>> Begin Data shown

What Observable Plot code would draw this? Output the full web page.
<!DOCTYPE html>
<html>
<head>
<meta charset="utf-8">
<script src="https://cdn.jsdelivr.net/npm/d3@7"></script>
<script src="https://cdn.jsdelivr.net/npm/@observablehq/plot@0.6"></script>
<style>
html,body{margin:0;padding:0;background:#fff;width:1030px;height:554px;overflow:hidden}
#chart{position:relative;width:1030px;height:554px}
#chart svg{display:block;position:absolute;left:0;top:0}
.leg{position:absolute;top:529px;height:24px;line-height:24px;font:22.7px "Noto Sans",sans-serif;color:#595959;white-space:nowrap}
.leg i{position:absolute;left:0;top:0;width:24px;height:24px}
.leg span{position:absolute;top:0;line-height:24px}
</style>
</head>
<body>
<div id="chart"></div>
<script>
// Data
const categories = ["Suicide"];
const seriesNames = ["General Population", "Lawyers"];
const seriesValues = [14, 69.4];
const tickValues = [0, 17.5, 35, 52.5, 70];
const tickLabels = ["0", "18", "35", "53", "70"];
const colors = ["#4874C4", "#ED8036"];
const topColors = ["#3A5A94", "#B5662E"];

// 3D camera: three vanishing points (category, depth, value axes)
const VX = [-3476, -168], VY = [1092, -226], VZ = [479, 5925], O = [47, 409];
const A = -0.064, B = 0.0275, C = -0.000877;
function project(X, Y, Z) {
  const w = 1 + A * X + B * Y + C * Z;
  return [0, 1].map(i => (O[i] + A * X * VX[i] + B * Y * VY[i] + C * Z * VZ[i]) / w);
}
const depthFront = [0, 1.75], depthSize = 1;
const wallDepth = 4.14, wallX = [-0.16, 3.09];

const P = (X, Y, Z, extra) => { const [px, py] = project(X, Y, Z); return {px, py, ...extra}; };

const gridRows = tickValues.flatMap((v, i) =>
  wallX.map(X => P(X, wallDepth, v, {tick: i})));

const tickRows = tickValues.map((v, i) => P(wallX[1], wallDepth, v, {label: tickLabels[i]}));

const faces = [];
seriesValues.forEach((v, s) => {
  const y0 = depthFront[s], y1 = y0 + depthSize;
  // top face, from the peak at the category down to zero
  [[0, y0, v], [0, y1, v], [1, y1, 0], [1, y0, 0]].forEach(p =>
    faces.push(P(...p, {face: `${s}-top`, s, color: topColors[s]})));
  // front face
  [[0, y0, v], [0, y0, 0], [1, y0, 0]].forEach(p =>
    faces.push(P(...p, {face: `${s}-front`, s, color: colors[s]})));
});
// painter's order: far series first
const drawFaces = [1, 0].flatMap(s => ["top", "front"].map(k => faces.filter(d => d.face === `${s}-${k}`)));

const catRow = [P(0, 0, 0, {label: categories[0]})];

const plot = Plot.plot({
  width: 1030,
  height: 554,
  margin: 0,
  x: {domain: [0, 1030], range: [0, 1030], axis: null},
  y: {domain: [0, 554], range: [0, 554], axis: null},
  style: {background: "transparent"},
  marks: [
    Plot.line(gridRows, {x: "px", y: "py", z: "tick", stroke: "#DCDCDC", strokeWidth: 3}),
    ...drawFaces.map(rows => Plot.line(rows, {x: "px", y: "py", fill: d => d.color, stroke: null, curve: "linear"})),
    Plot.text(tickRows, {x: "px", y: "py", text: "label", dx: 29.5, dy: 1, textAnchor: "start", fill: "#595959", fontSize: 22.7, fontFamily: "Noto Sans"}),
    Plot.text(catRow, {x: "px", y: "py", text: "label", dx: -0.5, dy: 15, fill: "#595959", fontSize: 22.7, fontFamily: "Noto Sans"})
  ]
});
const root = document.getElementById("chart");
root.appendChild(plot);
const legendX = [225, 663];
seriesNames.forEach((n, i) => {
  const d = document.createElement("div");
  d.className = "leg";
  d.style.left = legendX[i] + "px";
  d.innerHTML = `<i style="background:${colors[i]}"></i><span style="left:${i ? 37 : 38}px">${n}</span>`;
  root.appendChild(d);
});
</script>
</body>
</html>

>> End Data shown
>> Begin Data shown

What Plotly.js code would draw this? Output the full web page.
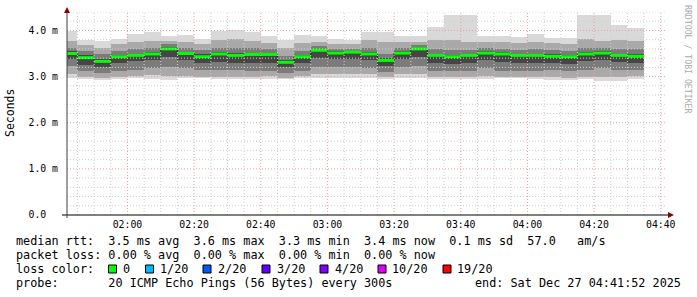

>> End Data shown

_Requirement_
Each line holding "full" must be found and copied.

_Answer to this problem_
What Observable Plot code would draw this? Output the full web page.
What Plotly.js code would draw this? Output the full web page.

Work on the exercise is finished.